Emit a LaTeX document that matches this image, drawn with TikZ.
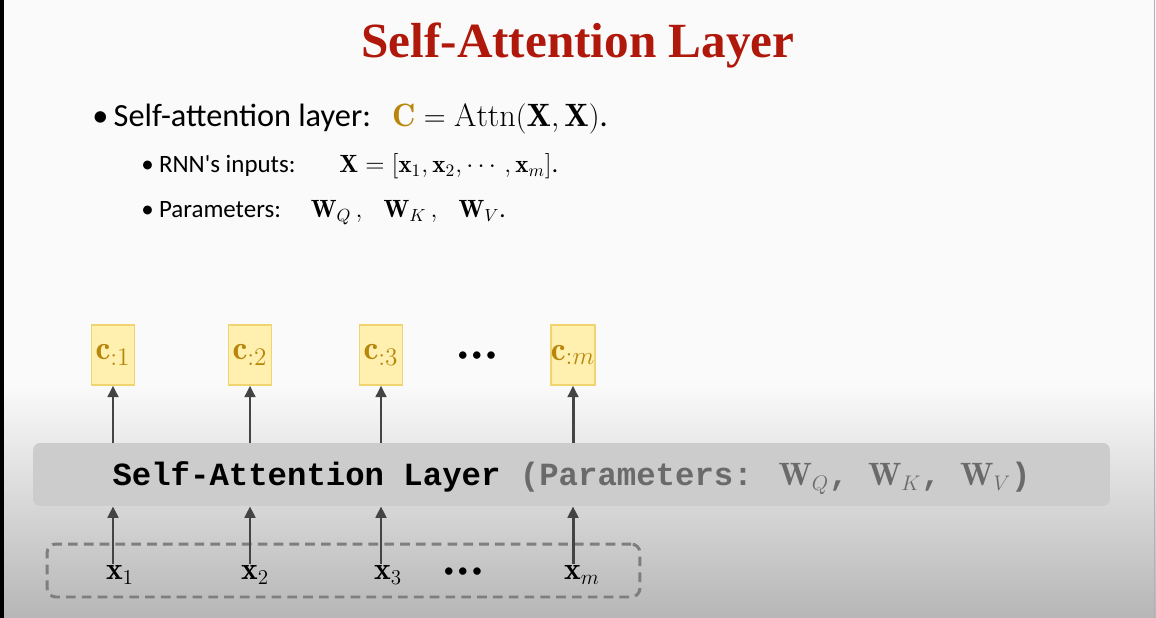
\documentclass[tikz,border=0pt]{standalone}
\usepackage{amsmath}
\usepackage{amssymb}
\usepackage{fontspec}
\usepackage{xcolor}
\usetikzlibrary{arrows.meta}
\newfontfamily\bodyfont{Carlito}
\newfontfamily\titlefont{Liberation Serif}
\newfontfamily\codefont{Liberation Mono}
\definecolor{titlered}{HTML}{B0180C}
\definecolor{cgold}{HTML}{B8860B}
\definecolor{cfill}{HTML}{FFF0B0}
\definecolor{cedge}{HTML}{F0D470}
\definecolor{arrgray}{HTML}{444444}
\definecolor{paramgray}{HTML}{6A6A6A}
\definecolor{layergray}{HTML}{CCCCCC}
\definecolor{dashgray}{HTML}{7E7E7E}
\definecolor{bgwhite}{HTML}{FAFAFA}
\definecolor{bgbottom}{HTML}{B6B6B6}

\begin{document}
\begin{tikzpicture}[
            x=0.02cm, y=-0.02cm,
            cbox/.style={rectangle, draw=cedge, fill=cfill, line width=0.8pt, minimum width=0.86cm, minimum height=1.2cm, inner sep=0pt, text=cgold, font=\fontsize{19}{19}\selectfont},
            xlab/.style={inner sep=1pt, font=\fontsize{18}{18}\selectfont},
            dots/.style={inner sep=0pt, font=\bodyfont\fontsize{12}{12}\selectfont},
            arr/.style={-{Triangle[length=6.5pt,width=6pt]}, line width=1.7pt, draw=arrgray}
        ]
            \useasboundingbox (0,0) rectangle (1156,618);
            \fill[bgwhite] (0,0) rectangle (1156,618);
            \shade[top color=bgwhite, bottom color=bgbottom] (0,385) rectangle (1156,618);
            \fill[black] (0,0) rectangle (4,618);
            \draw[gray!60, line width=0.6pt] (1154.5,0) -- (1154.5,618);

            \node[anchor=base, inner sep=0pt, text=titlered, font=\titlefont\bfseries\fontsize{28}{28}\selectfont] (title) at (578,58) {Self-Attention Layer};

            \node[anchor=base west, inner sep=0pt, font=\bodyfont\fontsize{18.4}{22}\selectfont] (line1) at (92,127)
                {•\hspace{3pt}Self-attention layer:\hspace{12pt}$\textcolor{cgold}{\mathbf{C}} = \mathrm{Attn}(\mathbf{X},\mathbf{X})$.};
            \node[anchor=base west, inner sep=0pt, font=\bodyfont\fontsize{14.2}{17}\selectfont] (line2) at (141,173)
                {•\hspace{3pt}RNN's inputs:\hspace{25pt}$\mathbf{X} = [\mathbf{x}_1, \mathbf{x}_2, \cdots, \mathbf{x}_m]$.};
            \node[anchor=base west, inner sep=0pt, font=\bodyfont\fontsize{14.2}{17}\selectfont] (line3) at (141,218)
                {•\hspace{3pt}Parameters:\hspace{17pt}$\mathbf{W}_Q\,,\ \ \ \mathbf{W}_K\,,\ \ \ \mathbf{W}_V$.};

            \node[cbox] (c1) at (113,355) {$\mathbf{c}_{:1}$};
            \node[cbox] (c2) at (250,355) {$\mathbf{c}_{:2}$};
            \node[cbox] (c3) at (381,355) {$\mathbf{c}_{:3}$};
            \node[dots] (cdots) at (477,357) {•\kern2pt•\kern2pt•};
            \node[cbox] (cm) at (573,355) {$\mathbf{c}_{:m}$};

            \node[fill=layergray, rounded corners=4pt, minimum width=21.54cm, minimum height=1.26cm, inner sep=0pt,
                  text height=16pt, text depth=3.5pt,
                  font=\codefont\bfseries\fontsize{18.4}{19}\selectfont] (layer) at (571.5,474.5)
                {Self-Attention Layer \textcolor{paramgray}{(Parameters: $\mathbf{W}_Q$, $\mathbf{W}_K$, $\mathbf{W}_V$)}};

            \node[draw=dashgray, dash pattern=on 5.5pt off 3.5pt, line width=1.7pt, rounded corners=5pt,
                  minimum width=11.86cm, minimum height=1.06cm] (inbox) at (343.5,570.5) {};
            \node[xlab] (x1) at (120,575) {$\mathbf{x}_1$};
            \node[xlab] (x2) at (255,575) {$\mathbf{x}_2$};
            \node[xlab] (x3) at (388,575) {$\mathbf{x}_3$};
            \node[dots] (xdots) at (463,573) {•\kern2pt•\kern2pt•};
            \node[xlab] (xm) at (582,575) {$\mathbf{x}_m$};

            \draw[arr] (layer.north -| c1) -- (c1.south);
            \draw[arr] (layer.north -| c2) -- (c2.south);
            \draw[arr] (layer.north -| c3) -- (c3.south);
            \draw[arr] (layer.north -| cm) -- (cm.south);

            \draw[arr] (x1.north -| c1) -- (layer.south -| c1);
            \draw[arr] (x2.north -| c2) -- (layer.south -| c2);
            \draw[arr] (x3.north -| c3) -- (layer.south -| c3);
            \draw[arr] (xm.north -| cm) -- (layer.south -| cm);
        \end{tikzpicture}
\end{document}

═══

## REQUIREMENT
Leave out the pictures and copy the rest of the material above exactly.

## OUTPUT OF THE EXERCISE
Emit a LaTeX document that matches this image, drawn with TikZ.
\documentclass[tikz,border=0pt]{standalone}
\usepackage{amsmath}
\usepackage{amssymb}
\usepackage{fontspec}
\usepackage{xcolor}
\usetikzlibrary{arrows.meta}
\newfontfamily\bodyfont{Carlito}
\newfontfamily\titlefont{Liberation Serif}
\newfontfamily\codefont{Liberation Mono}
\definecolor{titlered}{HTML}{B0180C}
\definecolor{cgold}{HTML}{B8860B}
\definecolor{cfill}{HTML}{FFF0B0}
\definecolor{cedge}{HTML}{F0D470}
\definecolor{arrgray}{HTML}{444444}
\definecolor{paramgray}{HTML}{6A6A6A}
\definecolor{layergray}{HTML}{CCCCCC}
\definecolor{dashgray}{HTML}{7E7E7E}
\definecolor{bgwhite}{HTML}{FAFAFA}
\definecolor{bgbottom}{HTML}{B6B6B6}

\begin{document}
\begin{tikzpicture}[
            x=0.02cm, y=-0.02cm,
            cbox/.style={rectangle, draw=cedge, fill=cfill, line width=0.8pt, minimum width=0.86cm, minimum height=1.2cm, inner sep=0pt, text=cgold, font=\fontsize{19}{19}\selectfont},
            xlab/.style={inner sep=1pt, font=\fontsize{18}{18}\selectfont},
            dots/.style={inner sep=0pt, font=\bodyfont\fontsize{12}{12}\selectfont},
            arr/.style={-{Triangle[length=6.5pt,width=6pt]}, line width=1.7pt, draw=arrgray}
        ]
            \useasboundingbox (0,0) rectangle (1156,618);
            \fill[bgwhite] (0,0) rectangle (1156,618);
            \shade[top color=bgwhite, bottom color=bgbottom] (0,385) rectangle (1156,618);
            \fill[black] (0,0) rectangle (4,618);
            \draw[gray!60, line width=0.6pt] (1154.5,0) -- (1154.5,618);

            \node[anchor=base, inner sep=0pt, text=titlered, font=\titlefont\bfseries\fontsize{28}{28}\selectfont] (title) at (578,58) {Self-Attention Layer};

            \node[anchor=base west, inner sep=0pt, font=\bodyfont\fontsize{18.4}{22}\selectfont] (line1) at (92,127)
                {•\hspace{3pt}Self-attention layer:\hspace{12pt}$\textcolor{cgold}{\mathbf{C}} = \mathrm{Attn}(\mathbf{X},\mathbf{X})$.};
            \node[anchor=base west, inner sep=0pt, font=\bodyfont\fontsize{14.2}{17}\selectfont] (line2) at (141,173)
                {•\hspace{3pt}RNN's inputs:\hspace{25pt}$\mathbf{X} = [\mathbf{x}_1, \mathbf{x}_2, \cdots, \mathbf{x}_m]$.};
            \node[anchor=base west, inner sep=0pt, font=\bodyfont\fontsize{14.2}{17}\selectfont] (line3) at (141,218)
                {•\hspace{3pt}Parameters:\hspace{17pt}$\mathbf{W}_Q\,,\ \ \ \mathbf{W}_K\,,\ \ \ \mathbf{W}_V$.};

            \node[cbox] (c1) at (113,355) {$\mathbf{c}_{:1}$};
            \node[cbox] (c2) at (250,355) {$\mathbf{c}_{:2}$};
            \node[cbox] (c3) at (381,355) {$\mathbf{c}_{:3}$};
            \node[dots] (cdots) at (477,357) {•\kern2pt•\kern2pt•};
            \node[cbox] (cm) at (573,355) {$\mathbf{c}_{:m}$};

            \node[fill=layergray, rounded corners=4pt, minimum width=21.54cm, minimum height=1.26cm, inner sep=0pt,
                  text height=16pt, text depth=3.5pt,
                  font=\codefont\bfseries\fontsize{18.4}{19}\selectfont] (layer) at (571.5,474.5)
                {Self-Attention Layer \textcolor{paramgray}{(Parameters: $\mathbf{W}_Q$, $\mathbf{W}_K$, $\mathbf{W}_V$)}};

            \node[draw=dashgray, dash pattern=on 5.5pt off 3.5pt, line width=1.7pt, rounded corners=5pt,
                  minimum width=11.86cm, minimum height=1.06cm] (inbox) at (343.5,570.5) {};
            \node[xlab] (x1) at (120,575) {$\mathbf{x}_1$};
            \node[xlab] (x2) at (255,575) {$\mathbf{x}_2$};
            \node[xlab] (x3) at (388,575) {$\mathbf{x}_3$};
            \node[dots] (xdots) at (463,573) {•\kern2pt•\kern2pt•};
            \node[xlab] (xm) at (582,575) {$\mathbf{x}_m$};

            \draw[arr] (layer.north -| c1) -- (c1.south);
            \draw[arr] (layer.north -| c2) -- (c2.south);
            \draw[arr] (layer.north -| c3) -- (c3.south);
            \draw[arr] (layer.north -| cm) -- (cm.south);

            \draw[arr] (x1.north -| c1) -- (layer.south -| c1);
            \draw[arr] (x2.north -| c2) -- (layer.south -| c2);
            \draw[arr] (x3.north -| c3) -- (layer.south -| c3);
            \draw[arr] (xm.north -| cm) -- (layer.south -| cm);
        \end{tikzpicture}
\end{document}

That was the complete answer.